Oven-Fried Potato Latkes
Serves 2-4 | Prep 15 minutes | Cook 25 minutes
1/4 cup fat, melted: duck fat, pastured lard, light-tasting olive oil
1 pound Russet potatoes, cut lengthwise into quarters
1 large (8 ounces) onion, peeled and cut into quarters
2 large eggs
1/2 cup potato starch
1 teaspoon salt
1/4 teaspoon ground black pepper
Prep. Preheat the oven to 425F. Line two large baking sheets with parchment paper. Melt your fat of choice in a saucepan over medium heat, then use a brush to lightly coat the parchment paper. Set the baking sheets and remaining melted fat aside.
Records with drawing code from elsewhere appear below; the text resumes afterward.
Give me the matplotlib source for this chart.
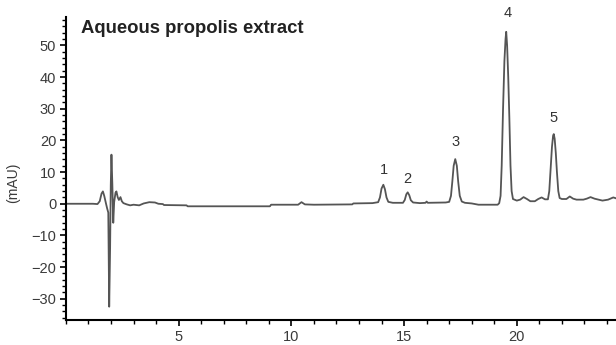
import matplotlib
matplotlib.use("Agg")
import matplotlib.pyplot as plt
from matplotlib.ticker import MultipleLocator

plt.rcParams['font.family'] = ['Liberation Sans', 'DejaVu Sans']

# Chromatogram trace (retention time in min, signal in mAU)
time_min = [
    0.0, 1.2, 1.4, 1.5, 1.58, 1.64, 1.7, 1.78, 1.83, 1.88,
    1.92, 1.96, 1.99, 2.02, 2.06, 2.1, 2.14, 2.2, 2.24, 2.3,
    2.35, 2.42, 2.48, 2.55, 2.7, 2.85, 3.0, 3.25, 3.45, 3.7,
    3.95, 4.1, 4.3, 4.35, 5.35, 5.4, 9.05, 9.1, 10.3, 10.45,
    10.6, 11.0, 12.7, 12.75, 13.6, 13.85, 13.93, 14.0, 14.08, 14.15,
    14.22, 14.3, 14.5, 14.95, 15.03, 15.1, 15.16, 15.23, 15.3, 15.4,
    15.7, 15.95, 16.0, 16.05, 16.85, 17.0, 17.08, 17.14, 17.2, 17.27,
    17.34, 17.4, 17.47, 17.56, 17.7, 18.0, 18.3, 19.15, 19.22, 19.28,
    19.33, 19.39, 19.45, 19.5, 19.53, 19.57, 19.62, 19.67, 19.72, 19.77,
    19.83, 20.0, 20.15, 20.3, 20.45, 20.6, 20.8, 20.95, 21.1, 21.25,
    21.38, 21.44, 21.5, 21.56, 21.61, 21.64, 21.68, 21.73, 21.78, 21.84,
    21.9, 22.0, 22.2, 22.35, 22.5, 22.65, 22.95, 23.1, 23.27, 23.45,
    23.8, 24.05, 24.28, 24.45,
]
signal_mau = [
    0.0, 0.0, -0.1, 0.8, 3.2, 3.9, 2.5, 0.0, -1.5, -2.8,
    -32.5, -14.0, 6.0, 15.5, 6.0, -6.0, 0.5, 3.5, 3.9, 2.0,
    1.2, 2.1, 0.8, 0.2, -0.2, -0.5, -0.3, -0.5, 0.1, 0.5,
    0.4, 0.0, -0.1, -0.4, -0.5, -0.8, -0.8, -0.3, -0.3, 0.5,
    -0.2, -0.3, -0.2, 0.1, 0.2, 0.5, 2.0, 4.8, 6.0, 4.6,
    2.0, 0.6, 0.3, 0.3, 1.2, 3.0, 3.6, 2.7, 1.1, 0.4,
    0.2, 0.3, 0.7, 0.3, 0.4, 0.6, 2.5, 7.0, 12.0, 14.1,
    12.0, 7.0, 2.5, 0.7, 0.3, 0.1, -0.3, -0.3, 0.2, 2.5,
    12.0, 30.0, 45.0, 52.0, 54.3, 50.0, 40.0, 27.0, 12.0, 4.0,
    1.5, 1.0, 1.3, 2.1, 1.5, 0.8, 0.8, 1.5, 2.0, 1.4,
    1.4, 4.0, 11.0, 18.0, 21.5, 22.0, 20.5, 16.0, 10.0, 4.0,
    1.8, 1.5, 1.5, 2.3, 1.6, 1.3, 1.3, 1.6, 2.1, 1.6,
    1.0, 1.3, 2.0, 1.6,
]

# Peak numbers and where their labels sit
peak_labels = ["1", "2", "3", "4", "5"]
peak_label_x = [14.1, 15.16, 17.27, 19.58, 21.64]
peak_label_y = [10.8, 7.9, 19.6, 60.1, 27.2]

fig = plt.figure(figsize=(6.16, 3.45), dpi=100)
ax = fig.add_axes([0.107, 0.0725, 0.893, 0.8785])

ax.plot(time_min, signal_mau, color="#555555", lw=1.3)

for lab, x, y in zip(peak_labels, peak_label_x, peak_label_y):
    ax.text(x, y, lab, ha="center", va="center", fontsize=10.5,
            color="#333333", clip_on=False)

ax.set_xlim(0, 24.4)
ax.set_ylim(-36.7, 59)

ax.xaxis.set_minor_locator(MultipleLocator(1))
ax.yaxis.set_minor_locator(MultipleLocator(2))
ax.set_xticks([5, 10, 15, 20])
ax.set_yticks([-30, -20, -10, 0, 10, 20, 30, 40, 50])

ax.tick_params(axis="both", which="major", length=4, width=1.2,
               labelsize=10.5, labelcolor="#3a3a3a", pad=3)
ax.tick_params(axis="both", which="minor", length=3, width=1.0)

for side in ["top", "right"]:
    ax.spines[side].set_visible(False)
for side in ["left", "bottom"]:
    ax.spines[side].set_linewidth(1.5)

ax.text(0.028, 0.963, "Aqueous propolis extract", transform=ax.transAxes,
        fontsize=13.3, fontweight="bold", color="#222222", va="center")

fig.text(0.022, 0.47, "(mAU)", rotation=90, ha="center", va="center",
         fontsize=10, color="#3a3a3a")

fig.savefig("out.png", dpi=100)
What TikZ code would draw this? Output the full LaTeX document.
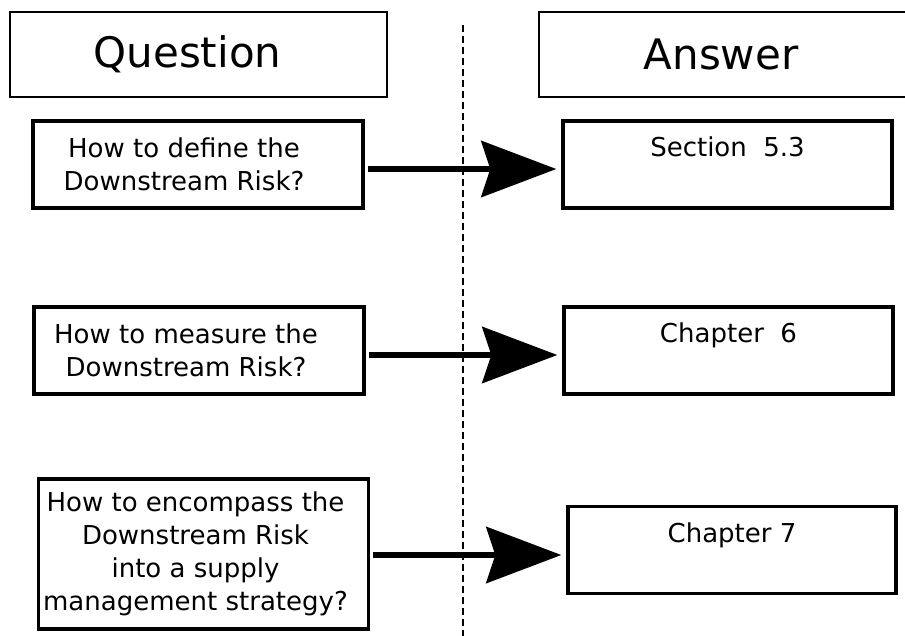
\documentclass[tikz,border=0pt]{standalone}
\usepackage{fontspec}
\setmainfont{DejaVu Sans}
\usetikzlibrary{arrows.meta}

\tikzset{
  headbox/.style={draw, line width=2pt, minimum height=85pt},
  headtext/.style={font=\fontsize{42}{50}\selectfont},
  qbox/.style={draw, line width=3.3pt, minimum width=330pt},
  qtext/.style={align=center, font=\fontsize{26}{33}\selectfont},
  abox/.style={draw, line width=3.3pt, minimum width=329pt, inner ysep=0pt, text height=35.5pt, text depth=51.5pt, font=\fontsize{26}{33}\selectfont},
  link/.style={line width=6.5pt, -{Stealth[length=75pt, width=56pt, inset=9pt]}, shorten <=3pt, shorten >=5pt},
  divider/.style={line width=1.5pt, dash pattern=on 7pt off 4pt}
}

\begin{document}
\begin{tikzpicture}[x=1pt, y=-1pt]
\useasboundingbox (0,0) rectangle (905,635);
\clip (0,0) rectangle (905,635);
% column heads
\node[headbox, minimum width=377pt, label={[headtext, xshift=-11pt]center:Question}] (qhead) at (198.5,54.5) {};
\node[headbox, minimum width=369pt, label={[headtext, xshift=-2.5pt]center:Answer}] (ahead) at (723.5,54.5) {};
\draw[divider] (463,25) -- (463,640);
% questions
\node[qbox, minimum height=87pt, label={[qtext, xshift=-14pt]center:{How to define the\\Downstream Risk?}}] (q1) at (198,164.5) {};
\node[qbox, minimum height=87pt, label={[qtext, xshift=-13pt]center:{How to measure the\\Downstream Risk?}}] (q2) at (199,350.5) {};
\node[qbox, minimum height=150pt, label={[qtext, xshift=-8pt]center:{How to encompass the\\Downstream Risk\\into a supply\\management strategy?}}] (q3) at (203.5,554) {};
% answers
\node[abox] (a1) at (727.5,164.5) {Section\ \ 5.3};
\node[abox] (a2) at (728.5,350.5) {Chapter\ \ 6};
\node[abox, minimum width=328pt] (a3) at (732,550) {Chapter 7};
\foreach \i/\dy in {1/4.5pt, 2/4.5pt, 3/1pt}
  \draw[link] ([yshift=-\dy]q\i.east) -- ([yshift=-\dy]q\i.east -| a\i.west);
\end{tikzpicture}
\end{document}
Make the batter. Grate the potatoes and onion using a food processor fitted with a coarse grating disc. Transfer the veggies to a clean dish towel and squeeze, wringing out as much of the liquid as possible. Then quickly transfer the mixture to a large bowl and add the eggs, potato starch, salt, and pepper to the bowl, and mix well.
Shape the latkes. Use a tablespoon measure to scoop out heaping tablespoons of batter. Drop the batter onto the parchment paper and use a spatula to gently flatten into a disc. Repeat until you’ve used all the batter, then brush the tops of the latkes with some of the melted fat.
Bake and serve. Bake the latkes until crispy and brown on top, about 15 minutes, then flip and bake another 10 minutes. Serve the latkes warm with a dab of Caramel-Apple Applesauce on top.